-- begin Data entries --
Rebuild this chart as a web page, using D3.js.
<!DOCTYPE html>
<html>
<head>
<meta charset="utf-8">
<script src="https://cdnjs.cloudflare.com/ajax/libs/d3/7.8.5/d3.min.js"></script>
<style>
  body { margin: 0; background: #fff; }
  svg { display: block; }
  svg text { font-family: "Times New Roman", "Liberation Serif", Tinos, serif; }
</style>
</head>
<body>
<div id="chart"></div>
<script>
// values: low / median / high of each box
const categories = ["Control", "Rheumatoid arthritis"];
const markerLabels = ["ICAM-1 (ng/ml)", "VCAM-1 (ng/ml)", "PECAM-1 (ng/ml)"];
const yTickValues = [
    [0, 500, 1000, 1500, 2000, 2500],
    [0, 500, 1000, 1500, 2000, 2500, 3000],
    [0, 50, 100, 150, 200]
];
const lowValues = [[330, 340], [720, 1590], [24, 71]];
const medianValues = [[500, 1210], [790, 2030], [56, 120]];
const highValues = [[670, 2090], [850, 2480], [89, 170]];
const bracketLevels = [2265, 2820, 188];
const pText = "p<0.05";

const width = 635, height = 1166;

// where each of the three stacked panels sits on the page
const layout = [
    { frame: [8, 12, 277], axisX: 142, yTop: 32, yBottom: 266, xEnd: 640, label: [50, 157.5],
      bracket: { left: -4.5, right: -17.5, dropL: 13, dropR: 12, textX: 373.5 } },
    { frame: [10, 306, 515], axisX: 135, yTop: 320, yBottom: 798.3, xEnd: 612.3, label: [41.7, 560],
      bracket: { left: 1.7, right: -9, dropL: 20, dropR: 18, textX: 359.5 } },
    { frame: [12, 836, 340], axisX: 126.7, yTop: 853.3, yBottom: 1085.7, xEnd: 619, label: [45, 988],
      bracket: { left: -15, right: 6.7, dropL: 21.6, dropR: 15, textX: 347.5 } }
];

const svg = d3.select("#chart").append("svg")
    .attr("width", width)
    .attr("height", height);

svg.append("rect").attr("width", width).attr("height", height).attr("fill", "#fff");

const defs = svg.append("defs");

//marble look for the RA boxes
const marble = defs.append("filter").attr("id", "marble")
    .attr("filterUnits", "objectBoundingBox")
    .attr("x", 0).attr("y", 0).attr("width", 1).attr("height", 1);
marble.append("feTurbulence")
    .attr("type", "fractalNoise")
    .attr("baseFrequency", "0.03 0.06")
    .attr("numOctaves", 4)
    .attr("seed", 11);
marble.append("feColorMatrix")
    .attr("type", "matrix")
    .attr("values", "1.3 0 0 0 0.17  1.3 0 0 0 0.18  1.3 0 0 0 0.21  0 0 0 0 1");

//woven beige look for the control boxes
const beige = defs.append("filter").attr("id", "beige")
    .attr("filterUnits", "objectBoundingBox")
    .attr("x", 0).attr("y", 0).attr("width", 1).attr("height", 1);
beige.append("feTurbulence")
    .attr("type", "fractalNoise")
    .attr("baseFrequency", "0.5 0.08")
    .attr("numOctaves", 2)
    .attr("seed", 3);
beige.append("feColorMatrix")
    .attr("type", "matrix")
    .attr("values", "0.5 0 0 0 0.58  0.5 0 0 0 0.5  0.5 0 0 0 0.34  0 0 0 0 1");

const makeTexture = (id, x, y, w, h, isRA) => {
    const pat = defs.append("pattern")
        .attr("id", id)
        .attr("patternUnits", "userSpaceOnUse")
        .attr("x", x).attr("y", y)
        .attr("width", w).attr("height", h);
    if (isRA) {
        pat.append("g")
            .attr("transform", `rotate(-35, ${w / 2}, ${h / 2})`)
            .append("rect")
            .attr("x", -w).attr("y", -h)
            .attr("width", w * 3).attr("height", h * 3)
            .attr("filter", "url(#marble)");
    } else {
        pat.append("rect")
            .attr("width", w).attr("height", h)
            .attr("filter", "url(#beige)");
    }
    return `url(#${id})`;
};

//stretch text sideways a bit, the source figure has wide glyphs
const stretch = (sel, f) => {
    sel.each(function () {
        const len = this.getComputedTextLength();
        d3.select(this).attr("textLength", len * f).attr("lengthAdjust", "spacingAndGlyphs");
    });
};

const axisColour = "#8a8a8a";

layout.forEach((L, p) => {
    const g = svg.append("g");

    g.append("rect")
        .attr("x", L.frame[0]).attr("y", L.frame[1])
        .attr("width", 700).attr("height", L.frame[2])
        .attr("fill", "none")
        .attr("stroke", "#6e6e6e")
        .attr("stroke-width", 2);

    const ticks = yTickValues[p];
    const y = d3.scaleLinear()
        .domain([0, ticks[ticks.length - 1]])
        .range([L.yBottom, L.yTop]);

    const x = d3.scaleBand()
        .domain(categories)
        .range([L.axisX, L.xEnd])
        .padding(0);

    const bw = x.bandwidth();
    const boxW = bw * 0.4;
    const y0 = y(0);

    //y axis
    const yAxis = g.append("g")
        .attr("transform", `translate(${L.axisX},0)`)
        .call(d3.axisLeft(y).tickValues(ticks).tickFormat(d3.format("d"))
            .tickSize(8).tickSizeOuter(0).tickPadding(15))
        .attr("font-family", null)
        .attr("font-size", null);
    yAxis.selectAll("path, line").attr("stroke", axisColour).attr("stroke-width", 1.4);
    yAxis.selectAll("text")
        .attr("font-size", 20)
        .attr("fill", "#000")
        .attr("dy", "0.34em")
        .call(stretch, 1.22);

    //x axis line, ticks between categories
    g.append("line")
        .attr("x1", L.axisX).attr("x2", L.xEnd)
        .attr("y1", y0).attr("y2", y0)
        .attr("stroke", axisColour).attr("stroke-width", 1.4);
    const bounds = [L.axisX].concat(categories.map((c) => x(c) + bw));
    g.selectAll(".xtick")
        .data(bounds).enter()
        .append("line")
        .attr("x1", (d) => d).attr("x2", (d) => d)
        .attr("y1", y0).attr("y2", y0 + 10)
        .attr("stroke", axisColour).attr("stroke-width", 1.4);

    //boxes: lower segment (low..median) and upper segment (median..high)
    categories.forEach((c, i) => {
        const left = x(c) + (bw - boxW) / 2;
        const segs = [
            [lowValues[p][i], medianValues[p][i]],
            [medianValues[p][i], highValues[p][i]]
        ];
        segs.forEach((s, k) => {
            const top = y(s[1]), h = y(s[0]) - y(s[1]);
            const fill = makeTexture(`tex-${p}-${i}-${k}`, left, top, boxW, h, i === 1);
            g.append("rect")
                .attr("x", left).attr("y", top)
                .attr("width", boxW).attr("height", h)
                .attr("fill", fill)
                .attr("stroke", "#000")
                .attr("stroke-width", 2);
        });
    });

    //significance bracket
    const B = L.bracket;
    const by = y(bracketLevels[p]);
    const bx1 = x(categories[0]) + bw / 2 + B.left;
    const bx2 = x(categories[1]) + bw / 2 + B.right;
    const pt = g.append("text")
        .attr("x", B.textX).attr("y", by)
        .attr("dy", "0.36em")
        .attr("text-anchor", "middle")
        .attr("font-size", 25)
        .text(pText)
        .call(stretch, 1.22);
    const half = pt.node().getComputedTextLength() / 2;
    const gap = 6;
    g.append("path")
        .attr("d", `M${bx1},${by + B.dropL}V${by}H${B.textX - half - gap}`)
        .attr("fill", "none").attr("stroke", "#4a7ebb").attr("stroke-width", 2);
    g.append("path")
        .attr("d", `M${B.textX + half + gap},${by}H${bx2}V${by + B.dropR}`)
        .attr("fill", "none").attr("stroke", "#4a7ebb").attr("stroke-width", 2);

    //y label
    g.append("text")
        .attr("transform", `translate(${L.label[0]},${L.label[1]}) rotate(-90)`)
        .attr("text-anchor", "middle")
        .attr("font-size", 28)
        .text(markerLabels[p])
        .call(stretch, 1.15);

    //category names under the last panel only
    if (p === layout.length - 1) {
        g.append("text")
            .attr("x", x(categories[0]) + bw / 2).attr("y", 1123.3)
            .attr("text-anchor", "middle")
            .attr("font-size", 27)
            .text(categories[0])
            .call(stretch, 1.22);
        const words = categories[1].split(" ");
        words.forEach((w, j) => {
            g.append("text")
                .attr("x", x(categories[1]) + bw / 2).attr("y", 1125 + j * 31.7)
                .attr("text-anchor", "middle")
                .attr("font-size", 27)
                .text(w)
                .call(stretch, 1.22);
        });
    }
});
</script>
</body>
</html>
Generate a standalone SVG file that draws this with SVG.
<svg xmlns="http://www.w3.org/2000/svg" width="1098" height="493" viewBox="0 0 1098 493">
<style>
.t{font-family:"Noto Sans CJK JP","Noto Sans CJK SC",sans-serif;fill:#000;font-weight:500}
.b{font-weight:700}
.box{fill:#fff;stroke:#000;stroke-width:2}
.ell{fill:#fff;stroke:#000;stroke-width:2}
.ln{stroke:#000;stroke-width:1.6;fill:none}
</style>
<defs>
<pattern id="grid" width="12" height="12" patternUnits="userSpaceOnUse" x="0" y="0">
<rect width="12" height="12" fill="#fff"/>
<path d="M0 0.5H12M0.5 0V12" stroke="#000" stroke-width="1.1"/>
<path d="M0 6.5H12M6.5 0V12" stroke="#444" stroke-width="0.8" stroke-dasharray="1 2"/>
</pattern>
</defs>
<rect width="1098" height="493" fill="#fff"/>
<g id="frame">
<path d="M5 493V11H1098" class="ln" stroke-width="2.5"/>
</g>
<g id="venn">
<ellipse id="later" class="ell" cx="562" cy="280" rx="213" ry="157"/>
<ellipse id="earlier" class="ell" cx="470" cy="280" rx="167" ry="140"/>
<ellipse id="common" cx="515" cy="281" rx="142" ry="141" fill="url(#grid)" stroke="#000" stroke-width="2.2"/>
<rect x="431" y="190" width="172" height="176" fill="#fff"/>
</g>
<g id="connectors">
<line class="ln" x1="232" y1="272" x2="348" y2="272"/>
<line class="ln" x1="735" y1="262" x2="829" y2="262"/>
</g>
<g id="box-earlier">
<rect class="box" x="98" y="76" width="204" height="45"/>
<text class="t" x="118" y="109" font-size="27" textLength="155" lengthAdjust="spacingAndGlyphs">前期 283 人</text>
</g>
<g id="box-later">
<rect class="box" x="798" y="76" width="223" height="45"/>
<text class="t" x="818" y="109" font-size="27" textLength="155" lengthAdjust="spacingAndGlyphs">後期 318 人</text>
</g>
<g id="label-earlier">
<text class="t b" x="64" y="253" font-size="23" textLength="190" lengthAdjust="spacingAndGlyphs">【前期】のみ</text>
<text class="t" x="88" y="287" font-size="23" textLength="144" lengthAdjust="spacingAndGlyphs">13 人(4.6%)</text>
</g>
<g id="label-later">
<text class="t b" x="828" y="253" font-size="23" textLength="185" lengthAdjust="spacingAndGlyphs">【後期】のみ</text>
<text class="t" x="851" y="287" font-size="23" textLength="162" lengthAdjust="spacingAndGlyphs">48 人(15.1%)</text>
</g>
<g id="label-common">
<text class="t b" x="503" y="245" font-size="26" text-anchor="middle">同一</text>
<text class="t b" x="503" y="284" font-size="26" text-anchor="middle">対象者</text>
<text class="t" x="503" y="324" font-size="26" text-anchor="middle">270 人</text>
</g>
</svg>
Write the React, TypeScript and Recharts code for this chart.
-- end Data entries --
_Job_
Among the lines of the data above, count those holding "this" and state only the number.

_Result of the task_
5